Access to fax and e-mail is also restricted. The law prescribes a seven to 15-year jail term for unlicensed ownership of a computer modem.
But Myanmar people are not starved of news. They listen to foreign broadcasts. They have tea shops everywhere -- and the rumour mills. In the absence of a credible local media, news often spread by word of mouth.
"This is why it can be hard to know the truth in Burma," says tour operator Niang Niang.
Burma's military is so well-entrenched it will take something cataclysmic to force it out of the government.
Some of its opponents hope the regime will be swept out like former Indonesian president Suharto's. But the Burma military has more armed troops now than at any other time. In the past decade, the army has more than doubled to 400,000 men.
The cash-strapped government, perpetually in deficit, spends a third of its budget on defence, nine times the money it spends on health, or twice the expenditure on education.
Burma is among the world's poorest countries with a per capita of US$300 (S$510), but the government rejects any aid that is linked to political reforms.
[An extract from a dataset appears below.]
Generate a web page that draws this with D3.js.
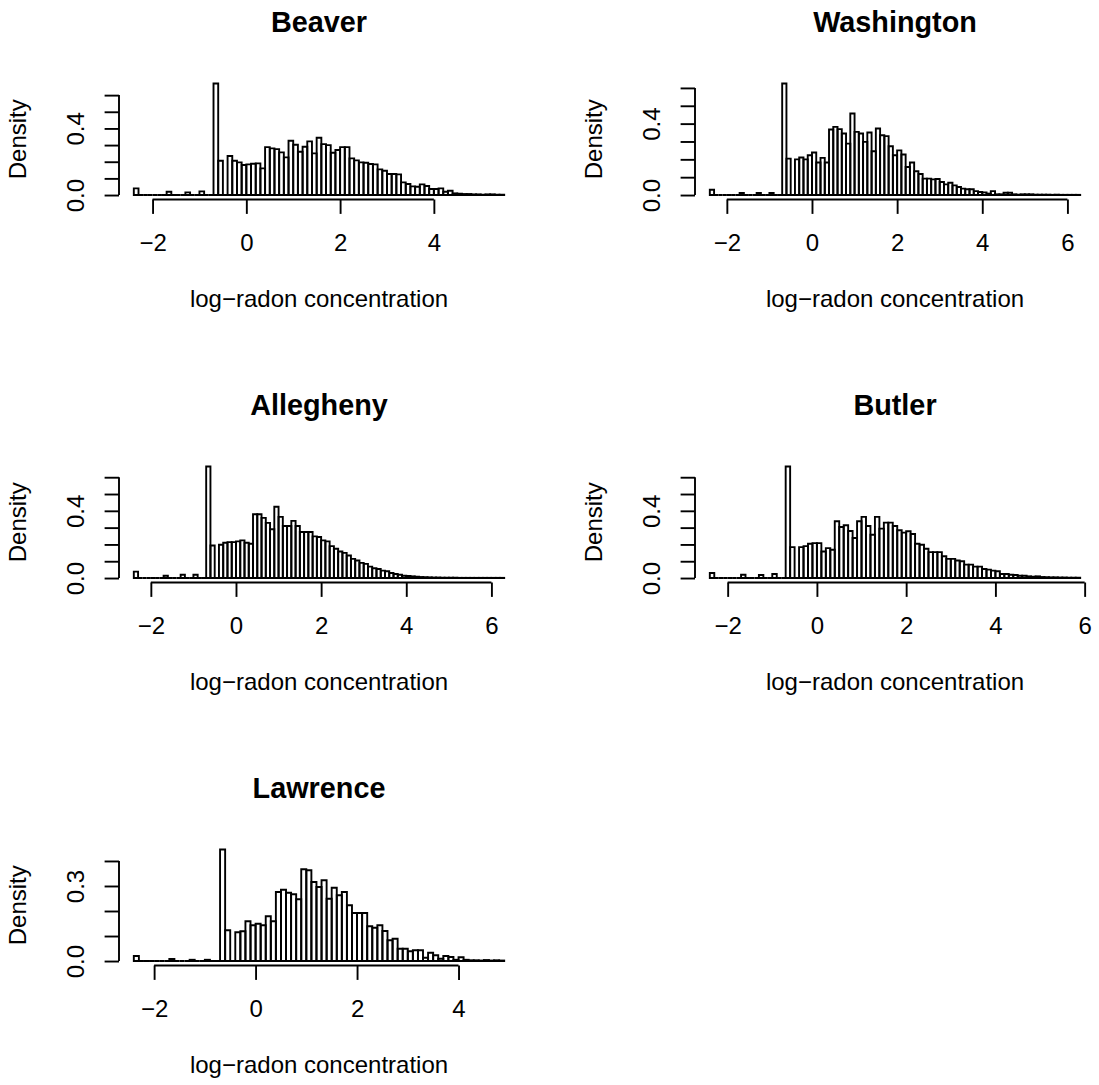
<!DOCTYPE html>
<html>
<head>
<meta charset="utf-8">
<script src="https://cdn.jsdelivr.net/npm/d3@7"></script>
<style>
  body { margin: 0; background: #fff; }
  svg { display: block; }
</style>
</head>
<body>
<div id="chart"></div>
<script>
(function() {
    'use strict';

    // ---- data: histogram densities, bins of 0.1 starting at -2.4 ----
    const counties = ['Beaver', 'Washington', 'Allegheny', 'Butler', 'Lawrence'];
    const binStart = -2.4;
    const binWidth = 0.1;

    const beaver = [
        0.04, 0, 0, 0, 0, 0, 0,
        0.02, 0, 0, 0,
        0.016, 0, 0,
        0.022, 0, 0,
        0.67, 0.206, 0, 0.234, 0.206, 0.196, 0.18,
        0.184, 0.188, 0.19, 0.16, 0.288, 0.28, 0.276, 0.256, 0.226, 0.326,
        0.302, 0.26, 0.29, 0.322, 0.25, 0.344, 0.306, 0.30, 0.254, 0.27,
        0.288, 0.288, 0.22, 0.208, 0.196, 0.194, 0.186, 0.184, 0.154, 0.146,
        0.126, 0.126, 0.124, 0.076, 0.066, 0.052, 0.05, 0.064, 0.054, 0.036,
        0.036, 0.04, 0.02, 0.026, 0.01, 0.008, 0.006, 0.006, 0.004, 0.004,
        0.002, 0.004, 0.004, 0.002, 0.002
    ];
    const washington = [
        0.03, 0, 0, 0, 0, 0, 0,
        0.011, 0, 0, 0,
        0.011, 0, 0,
        0.011, 0, 0,
        0.625, 0.204, 0, 0.2, 0.21, 0.2, 0.223,
        0.238, 0.182, 0.208, 0.182, 0.367, 0.382, 0.369, 0.345, 0.288, 0.457,
        0.354, 0.345, 0.298, 0.35, 0.245, 0.373, 0.335, 0.33, 0.273, 0.223,
        0.25, 0.227, 0.157, 0.182, 0.133, 0.118, 0.092, 0.092, 0.088, 0.09,
        0.073, 0.06, 0.069, 0.054, 0.045, 0.036, 0.032, 0.032, 0.022, 0.017,
        0.015, 0.008, 0.022, 0.004, 0.004, 0.013, 0.013, 0.004, 0.002, 0.004,
        0.004, 0.004, 0.002, 0.002, 0.002, 0.002, 0.001, 0.002, 0.001, 0.001,
        0.001, 0.001, 0.001
    ];
    const allegheny = [
        0.038, 0, 0, 0, 0, 0, 0,
        0.014, 0, 0, 0,
        0.02, 0, 0,
        0.02, 0, 0,
        0.664, 0.194, 0, 0.198, 0.21, 0.214, 0.214,
        0.218, 0.224, 0.21, 0.204, 0.38, 0.38, 0.358, 0.328, 0.29, 0.424,
        0.364, 0.31, 0.31, 0.34, 0.31, 0.274, 0.274, 0.274, 0.248, 0.244,
        0.224, 0.218, 0.19, 0.174, 0.158, 0.15, 0.134, 0.114, 0.104, 0.09,
        0.084, 0.068, 0.058, 0.054, 0.044, 0.04, 0.03, 0.024, 0.02, 0.014,
        0.012, 0.01, 0.008, 0.006, 0.005, 0.004, 0.003, 0.003, 0.002, 0.002,
        0.002, 0.002, 0.001, 0.001, 0.001, 0.001, 0.001, 0.001, 0.001, 0.001,
        0.001, 0.001, 0.001
    ];
    const butler = [
        0.03, 0, 0, 0, 0, 0, 0,
        0.02, 0, 0, 0,
        0.018, 0, 0,
        0.024, 0, 0,
        0.664, 0.184, 0, 0.184, 0.19, 0.204, 0.208,
        0.208, 0.158, 0.178, 0.168, 0.338, 0.304, 0.314, 0.28, 0.238, 0.338,
        0.364, 0.31, 0.258, 0.364, 0.294, 0.33, 0.33, 0.31, 0.284, 0.27,
        0.278, 0.262, 0.204, 0.198, 0.174, 0.154, 0.154, 0.154, 0.13, 0.114,
        0.114, 0.104, 0.1, 0.08, 0.08, 0.068, 0.068, 0.054, 0.05, 0.044,
        0.04, 0.024, 0.024, 0.02, 0.018, 0.014, 0.014, 0.01, 0.008, 0.01,
        0.006, 0.005, 0.004, 0.004, 0.003, 0.003, 0.002, 0.002, 0.002
    ];
    const lawrence = [
        0.02, 0, 0, 0, 0, 0, 0,
        0.008, 0, 0, 0,
        0.005, 0, 0,
        0.005, 0, 0,
        0.446, 0.123, 0, 0.115, 0.119, 0.159, 0.143,
        0.149, 0.143, 0.179, 0.159, 0.276, 0.285, 0.273, 0.267, 0.247, 0.367,
        0.363, 0.316, 0.296, 0.323, 0.249, 0.293, 0.263, 0.276, 0.223, 0.192,
        0.192, 0.192, 0.139, 0.133, 0.143, 0.12, 0.083, 0.089, 0.049, 0.049,
        0.039, 0.043, 0.043, 0.013, 0.033, 0.023, 0.009, 0.02, 0.016, 0.005,
        0.015, 0.005, 0.003, 0.003, 0.002, 0.004, 0.002, 0.003, 0.002
    ];
    const densities = [beaver, washington, allegheny, butler, lawrence];

    // ticks (R style: a few ticks, only some y labels survive)
    const xTicks = [
        [-2, 0, 2, 4],
        [-2, 0, 2, 4, 6],
        [-2, 0, 2, 4, 6],
        [-2, 0, 2, 4, 6],
        [-2, 0, 2, 4]
    ];
    const yTicks = [
        [0, 0.1, 0.2, 0.3, 0.4, 0.5, 0.6],
        [0, 0.1, 0.2, 0.3, 0.4, 0.5, 0.6],
        [0, 0.1, 0.2, 0.3, 0.4, 0.5, 0.6],
        [0, 0.1, 0.2, 0.3, 0.4, 0.5, 0.6],
        [0, 0.1, 0.2, 0.3, 0.4]
    ];
    const yLabelled = [[0, 0.4], [0, 0.4], [0, 0.4], [0, 0.4], [0, 0.3]];

    const xTitle = 'log\u2212radon concentration';
    const yTitle = 'Density';

    // ---- layout ----
    const W = 1099, H = 1085;
    const plotW = 400, plotH = 120.5;
    const slots = [
        { left: 119, top: 79 },
        { left: 695, top: 79 },
        { left: 119, top: 462 },
        { left: 695, top: 462 },
        { left: 119, top: 845 }
    ];
    const FONT = '"Liberation Sans", Arial, Helvetica, sans-serif';
    const tick = 14.4;

    const svg = d3.select('#chart').append('svg')
        .attr('width', W)
        .attr('height', H)
        .style('background', '#fff');

    counties.forEach((name, i) => {
        const dens = densities[i];
        const slot = slots[i];
        const lo = binStart;
        const hi = binStart + dens.length * binWidth;
        const padX = (hi - lo) * 0.04;
        const ymax = d3.max(dens);

        const x = d3.scaleLinear()
            .domain([lo - padX, hi + padX])
            .range([slot.left, slot.left + plotW]);
        const y = d3.scaleLinear()
            .domain([-0.04 * ymax, 1.04 * ymax])
            .range([slot.top + plotH, slot.top]);

        const g = svg.append('g').attr('class', 'panel');

        // bars as closed paths, so empty bins still show on the baseline
        g.append('g')
            .selectAll('path')
            .data(dens)
            .enter()
            .append('path')
            .attr('d', (d, k) => {
                const x0 = x(lo + k * binWidth), x1 = x(lo + (k + 1) * binWidth);
                return `M${x0},${y(0)}V${y(d)}H${x1}V${y(0)}Z`;
            })
            .attr('fill', 'none')
            .attr('stroke', '#000')
            .attr('stroke-width', 1.9);

        const bottom = slot.top + plotH;

        // x axis
        const xt = xTicks[i];
        g.append('g')
            .attr('transform', `translate(0,${bottom})`)
            .call(d3.axisBottom(x).tickValues(xt).tickSize(tick).tickSizeOuter(0).tickPadding(20))
            .call(a => a.select('.domain')
                .attr('d', `M${x(xt[0])},0H${x(xt[xt.length - 1])}`))
            .attr('font-size', 24)
            .attr('font-family', FONT)
            .call(a => a.selectAll('line, path').attr('stroke', '#000').attr('stroke-width', 1.9));

        // y axis
        const yt = yTicks[i];
        const yl = yLabelled[i];
        g.append('g')
            .attr('transform', `translate(${slot.left},0)`)
            .call(d3.axisLeft(y).tickValues(yt).tickSize(tick).tickSizeOuter(0)
                .tickFormat(d => yl.includes(d) ? d3.format('.1f')(d) : ''))
            .call(a => a.select('.domain')
                .attr('d', `M0,${y(yt[0])}V${y(yt[yt.length - 1])}`))
            .attr('font-size', 24)
            .attr('font-family', FONT)
            .call(a => a.selectAll('line, path').attr('stroke', '#000').attr('stroke-width', 1.9))
            .call(a => a.selectAll('text')
                .attr('x', null)
                .attr('dy', null)
                .attr('text-anchor', 'middle')
                .attr('transform', 'translate(-35,0) rotate(-90)'));

        // titles
        g.append('text')
            .attr('x', slot.left + plotW / 2)
            .attr('y', slot.top - 47.3)
            .attr('text-anchor', 'middle')
            .style('font', `bold 28.8px ${FONT}`)
            .text(name);

        g.append('text')
            .attr('x', slot.left + plotW / 2)
            .attr('y', bottom + 107)
            .attr('text-anchor', 'middle')
            .style('font', `24px ${FONT}`)
            .text(xTitle);

        g.append('text')
            .attr('transform', `translate(${slot.left - 93},${slot.top + plotH / 2}) rotate(-90)`)
            .attr('text-anchor', 'middle')
            .style('font', `24px ${FONT}`)
            .text(yTitle);
    });
})();
</script>
</body>
</html>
Stories about abject poverty in the rural areas are dismissed by Brigadier General David Abel, an economics minister, as isolated cases and fairy tales. A miracle has happened, he says. The people are living far better that they used to 10 years ago.
If that's the case, why are the people not happy with the government?
"Then they are not contented. But in Myanmar, we have contentment," he says. Will Myanmar accept foreign aid that is linked to political reforms?
"We've closed our doors for 26 years," Brig-Gen Abel says.
That has not done Myanmar a jot of good.
"Yes, it hasn't been good, but it's very good now," he says.
Time is not on Burma's side.
He dismisses this as naive. "Haste makes waste," the minister says. "The world's changing fast, but who's coming out of it in one piece? Who's benefiting from it? Not us."
So what if Singapore opens up its telecommunications industry to benefit from globalisation. He says: "Singapore is trying, but you will be beaten. You open your doors to information technology, all your companies will be bought out. Singapore will not be Singapore's property."